Layering with Abandon
There’s a lot going on here, so try not to get distracted by the crappy dye job or the…is that white eyeshadow? Anyway.

Here we have a jean skirt, white belt combo, which I’m sure would’ve made perfect sense were I not posing next to a snowman. You know that rule about not wearing white after Labor Day? It was invented to keep people like me in check. We don’t have the common sense to retire our summer wardrobe when it’s 10 degrees outside, so we need societally imposed boundaries to prevent us from mis-wearing our summer whites. (And skirts.)

Then we have the legwarmer problem. I lived through the first resurgence of '70s fashion — and barring any tragedies, will live through it a dozen times more — but '80s fashion, specifically legwarmers, were new territory for me in 2004. I remember stocking up on ‘warmers that winter and then staring mournfully at their home in my sock drawer, stumped on how to style them.
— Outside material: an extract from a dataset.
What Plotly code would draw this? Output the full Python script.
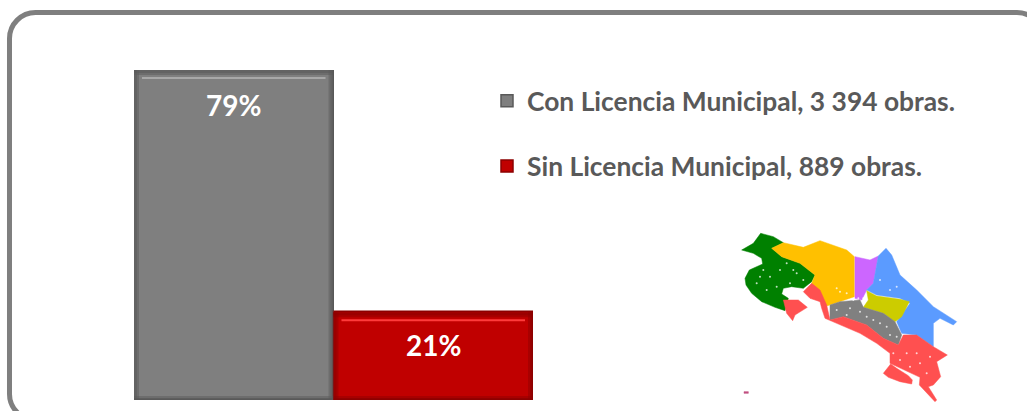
import plotly.graph_objects as go

W, H = 1027, 411
series_names = ["Con Licencia Municipal, 3 394 obras.", "Sin Licencia Municipal, 889 obras."]
shares = [79, 21]
share_labels = ["79%", "21%"]
bar_colors = ["#7f7f7f", "#c00000"]
edge_colors = ["#595959", "#8c0000"]
shine_colors = ["#a8a8a8", "#ff3b3b"]

# Map outline, in the pixel coordinates of a 780x570 crop of the picture
green_x = [65,100,122,160,190,155,185,240,285,275,250,215,190,185,205,195,165,125,95,78,75,88,128,125,100]
green_y = [90,70,40,50,68,85,110,130,165,185,205,200,205,222,235,272,262,245,220,195,175,150,132,115,100]
amber_x = [155,190,250,300,380,403,403,360,320,300,285,275,285,240,185]
amber_y = [85,68,82,62,90,110,230,245,258,235,205,190,165,130,110]
violet_x = [405,450,475,460,440,425,405]
violet_y = [110,120,108,190,210,240,235]
blue_x = [498,515,540,590,640,710,700,660,640,640,590,545,530,570,540,470,440,460,475]
blue_y = [85,105,165,210,260,305,315,295,310,380,345,340,305,250,235,225,210,190,108]
olive_x = [440,470,540,568,545,525,490,430,445]
olive_y = [212,228,238,245,290,305,280,262,240]
slate_x = [330,360,420,430,490,525,545,535,490,440,370,330]
slate_y = [255,245,240,262,280,305,345,375,355,315,290,300]
coral_x = [250,275,300,320,330,370,440,490,535,550,590,640,682,650,662,640,625,650,645,598,600,570,530,510,510,470,420,350,315,305,300,270]
coral_y = [215,190,210,255,300,290,315,355,375,345,345,380,405,425,470,495,500,540,545,495,472,458,438,430,400,370,340,310,295,265,245,235]
peninsula_x = [190,235,262,225,218,200]
peninsula_y = [240,240,262,285,302,280]
osa_x = [490,512,530,565,577,575,540,505]
osa_y = [460,432,445,467,480,492,485,472]
islet_x = [72,85,85,72]
islet_y = [515,515,520,520]
map_parts = [
    (green_x, green_y, "#008000"), (amber_x, amber_y, "#ffc000"), (violet_x, violet_y, "#cc66ff"),
    (blue_x, blue_y, "#5b9bff"), (olive_x, olive_y, "#cccc00"), (slate_x, slate_y, "#808080"),
    (coral_x, coral_y, "#ff5050"), (peninsula_x, peninsula_y, "#ff5050"), (osa_x, osa_y, "#ff5050"),
    (islet_x, islet_y, "#c05080"),
]
speck_x = [130,150,200,230,110,140,210,170,120,220,250,180,350,390,420,460,500,530,380,440,510,480,
           560,600,620,540,590,630,570,520,510,480,530,360,380,350,430,415,400]
speck_y = [150,170,130,160,190,210,190,200,170,150,180,150,270,265,275,300,320,350,285,290,345,310,
           400,430,460,420,400,410,440,400,210,180,200,215,220,205,235,235,240]

PL, PR, PT, PB = 134, 533, 70, 400

fig = go.Figure()
for i, name in enumerate(series_names):
    fig.add_trace(go.Bar(
        x=[i], y=[shares[i]], name=name, legendgroup=name, width=1,
        marker=dict(color=bar_colors[i], line=dict(color=edge_colors[i], width=1.5)),
        hoverinfo="skip", xaxis="x", yaxis="y",
    ))

for xs, ys, col in map_parts:
    fig.add_trace(go.Scatter(
        x=xs + xs[:1], y=ys + ys[:1], mode="lines", fill="toself", fillcolor=col,
        line=dict(color=col, width=0.5), showlegend=False, hoverinfo="skip",
        xaxis="x2", yaxis="y2",
    ))
fig.add_trace(go.Scatter(x=speck_x, y=speck_y, mode="markers", marker=dict(color="white", size=2, opacity=.75),
                         showlegend=False, hoverinfo="skip", xaxis="x2", yaxis="y2"))

shapes = []
for i, v in enumerate(shares):
    e, s = edge_colors[i], shine_colors[i]
    common = dict(xref="x", yref="y", line_width=0, layer="above", fillcolor=e)
    for depth, alpha in ((5, .45), (3, .5)):
        shapes += [
            dict(type="rect", x0=i-.5, x1=i+.5, ysizemode="pixel", yanchor=v, y0=0, y1=-depth, opacity=alpha, **common),
            dict(type="rect", x0=i-.5, x1=i+.5, ysizemode="pixel", yanchor=0, y0=0, y1=depth-1, opacity=alpha, **common),
            dict(type="rect", xsizemode="pixel", xanchor=i-.5, x0=0, x1=depth, y0=0, y1=v, opacity=alpha, **common),
            dict(type="rect", xsizemode="pixel", xanchor=i+.5, x0=-depth, x1=0, y0=0, y1=v, opacity=alpha, **common),
        ]
    shapes.append(dict(type="rect", xref="x", yref="y", x0=i-.46, x1=i+.46, ysizemode="pixel", yanchor=v,
                       y0=-7, y1=-9, fillcolor=s, line_width=0, layer="above"))

# Rounded frame, clipped by the page on the right and bottom
def pt(x, y): return f"{x/W:.5f},{(H-y)/H:.5f}"
L, T, R, B, r = 9.5, 12.5, 1043, 420, 26
k = r * 0.45
frame = (f"M{pt(L+r,T)} L{pt(R-r,T)} C{pt(R-k,T)} {pt(R,T+k)} {pt(R,T+r)} L{pt(R,B-r)} "
         f"C{pt(R,B-k)} {pt(R-k,B)} {pt(R-r,B)} L{pt(L+r,B)} C{pt(L+k,B)} {pt(L,B-k)} {pt(L,B-r)} "
         f"L{pt(L,T+r)} C{pt(L,T+k)} {pt(L+k,T)} {pt(L+r,T)} Z")
shapes.append(dict(type="path", xref="paper", yref="paper", path=frame, line=dict(color="#7f7f7f", width=5), layer="below"))

annotations = [
    dict(x=i, y=shares[i], xref="x", yref="y", text=f"<b>{share_labels[i]}</b>", showarrow=False,
         yanchor="middle", yshift=-35 if i == 0 else -33,
         font=dict(family="Lato", size=28, color="white"))
    for i in range(2)
]

fig.update_layout(
    width=W, height=H, autosize=False, paper_bgcolor="white", plot_bgcolor="rgba(0,0,0,0)",
    margin=dict(l=0, r=0, t=0, b=0, pad=0), bargap=0, barmode="overlay",
    xaxis=dict(domain=[PL/W, PR/W], range=[-.5, 1.5], visible=False, fixedrange=True),
    yaxis=dict(domain=[(H-PB)/H, (H-PT)/H], range=[0, 79], visible=False, fixedrange=True),
    xaxis2=dict(domain=[720/W, 980/W], range=[0, 780], visible=False, anchor="y2", fixedrange=True),
    yaxis2=dict(domain=[(H-410)/H, (H-220)/H], range=[570, 0], visible=False, anchor="x2", fixedrange=True),
    shapes=shapes, annotations=annotations,
    legend=dict(x=487/W, y=1-77/H, xanchor="left", yanchor="top",
                tracegroupgap=28, itemclick=False, itemdoubleclick=False, bgcolor="rgba(0,0,0,0)",
                font=dict(family="Lato", size=26.4, color="#595959", weight="bold")),
)
fig.write_html("out.html", config=dict(displayModeBar=False),
               post_script="document.body.style.margin='0';document.documentElement.style.overflow='hidden';")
As illustrated, I settled on wearing them like knee socks, minus the feet. I’m still not sure if this was an acceptable execution, but it was certainly a slap in the face to Flashdance.

This Whole Belt Situation
Ah, the mysterious, unnecessary floating belt. No function, no fashion. (See also: the impractical scarf.) My roommate/best friend was a master at cinching outfits with the floating belt, but I was more than a little lost when I tried to pull it off. Take, for example, this photo — this shirt was already cinched! It didn’t need a belt! But I tossed one on anyway because I was crazed, and also it matched my boots.
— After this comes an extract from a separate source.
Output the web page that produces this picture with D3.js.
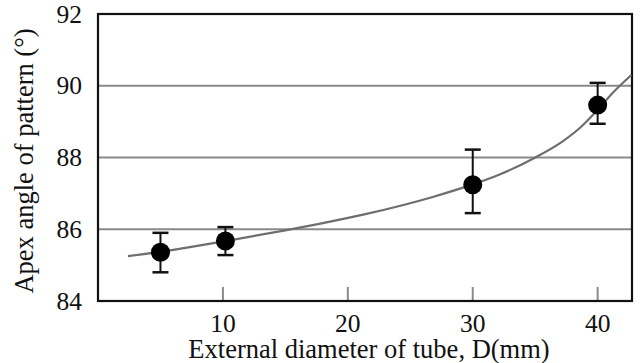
<!DOCTYPE html>
<html>
<head>
<meta charset="utf-8">
<script src="https://cdn.jsdelivr.net/npm/d3@7"></script>
<style>
  body { margin: 0; background: #fff; }
</style>
</head>
<body>
<div id="chart"></div>
<script>
// measured points (mean + error bar ends)
const diameters = [5, 10.2, 30, 40];
const angles = [85.36, 85.67, 87.24, 89.46];
const errLow = [84.8, 85.28, 86.45, 88.94];
const errHigh = [85.9, 86.06, 88.22, 90.08];

// fitted trend line
const fitD = [2.4, 5, 7, 10.2, 15, 17.7, 21.4, 26.8, 30, 32.1, 34.9, 37.2, 38.5, 40, 41.2, 42.7];
const fitAngle = [85.25, 85.37, 85.48, 85.67, 85.97, 86.15, 86.42, 86.9, 87.25, 87.52, 87.98, 88.45, 88.8, 89.33, 89.8, 90.3];

const xTicks = [10, 20, 30, 40];
const yTicks = [84, 86, 88, 90, 92];
const gridLines = [86, 88, 90];

const width = 640, height = 363;
const margin = { top: 14, right: 8, bottom: 62, left: 98 };
const FONT = "Liberation Serif";

const svg = d3.select("#chart")
  .append("svg")
  .attr("width", width)
  .attr("height", height);

const x = d3.scaleLinear()
  .domain([0, 42.75])
  .range([margin.left, width - margin.right]);

const y = d3.scaleLinear()
  .domain([84, 92])
  .range([height - margin.bottom, margin.top]);

// --- grid ---
svg.append("g")
  .attr("class", "grid")
  .selectAll("line")
  .data(gridLines)
  .enter().append("line")
  .attr("x1", x(0))
  .attr("x2", x(42.75))
  .attr("y1", d => y(d))
  .attr("y2", d => y(d))
  .attr("stroke", "#8a8a8a")
  .attr("stroke-width", 2);

// --- x ticks (inward, grey) ---
svg.append("g")
  .selectAll("line")
  .data(xTicks)
  .enter().append("line")
  .attr("x1", d => x(d))
  .attr("x2", d => x(d))
  .attr("y1", y(84))
  .attr("y2", y(84) - 14)
  .attr("stroke", "#8a8a8a")
  .attr("stroke-width", 2);

// --- frame ---
svg.append("rect")
  .attr("x", x(0))
  .attr("y", y(92))
  .attr("width", x(42.75) - x(0))
  .attr("height", y(84) - y(92))
  .attr("fill", "none")
  .attr("stroke", "#111")
  .attr("stroke-width", 2.2);

// --- tick labels ---
svg.append("g")
  .selectAll("text")
  .data(xTicks)
  .enter().append("text")
  .attr("x", d => x(d))
  .attr("y", 331.5)
  .attr("text-anchor", "middle")
  .attr("fill", "#111")
  .attr("font-family", FONT)
  .attr("font-size", 25.5)
  .text(d => d);

svg.append("g")
  .selectAll("text")
  .data(yTicks)
  .enter().append("text")
  .attr("x", 82)
  .attr("y", d => y(d))
  .attr("dy", "0.34em")
  .attr("text-anchor", "end")
  .attr("fill", "#111")
  .attr("font-family", FONT)
  .attr("font-size", 25.5)
  .text(d => d);

// --- axis titles ---
svg.append("text")
  .attr("x", 369)
  .attr("y", 357.5)
  .attr("text-anchor", "middle")
  .attr("fill", "#111")
  .attr("font-family", FONT)
  .attr("font-size", 26.5)
  .text("External diameter of tube, D(mm)");

svg.append("text")
  .attr("transform", "translate(33, 161) rotate(-90)")
  .attr("text-anchor", "middle")
  .attr("fill", "#111")
  .attr("font-family", FONT)
  .attr("font-size", 26.5)
  .text("Apex angle of pattern (°)");

// --- trend line ---
const line = d3.line()
  .x((d, i) => x(fitD[i]))
  .y(d => y(d))
  .curve(d3.curveMonotoneX);

svg.append("path")
  .datum(fitAngle)
  .attr("d", line)
  .attr("fill", "none")
  .attr("stroke", "#6e6e6e")
  .attr("stroke-width", 2.2);

// --- error bars ---
const eb = svg.append("g").attr("class", "errbars");
diameters.forEach((d, i) => {
  eb.append("line")
    .attr("x1", x(d)).attr("x2", x(d))
    .attr("y1", y(errLow[i])).attr("y2", y(errHigh[i]))
    .attr("stroke", "#111").attr("stroke-width", 2);
  [errLow[i], errHigh[i]].forEach(v => {
    eb.append("line")
      .attr("x1", x(d) - 8).attr("x2", x(d) + 8)
      .attr("y1", y(v)).attr("y2", y(v))
      .attr("stroke", "#111").attr("stroke-width", 2.5);
  });
});

// --- points ---
svg.append("g")
  .selectAll("circle")
  .data(angles)
  .enter().append("circle")
  .attr("cx", (d, i) => x(diameters[i]))
  .attr("cy", d => y(d))
  .attr("r", 9.5)
  .attr("fill", "#000");
</script>
</body>
</html>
I can’t count the number of times I wore a functionless belt, but I do know that after overdoing that look for years, I can’t bring myself to belt anymore. I can’t even wear belts that are designed to pass through loops. If I buy a pair of pants that requires belting, I just wear a long shirt and hope for the best.

Lingerie-As-Clothing
In the mid-2000s, babydoll tanks were ubiquitous on my campus. I thought it was a cute look, but I was broke and fast fashion was just getting its legs. So I turned to the power of plastic and used my Victoria’s Secret card to purchase lingerie that could work double-time. That slip I’m wearing? It came with a matching thong. It’s an outfit ripped straight from a Degrassi episode.

I’ve owned and worn plenty of slips that were seemingly made for public consumption, but this was not one of them. If memory serves, I paired this one with black leggings (the cheap kind, probably). I’m sure more than one presidential candidate would consider such an outfit pornographic, which is almost incentive enough to give this style another try. Almost.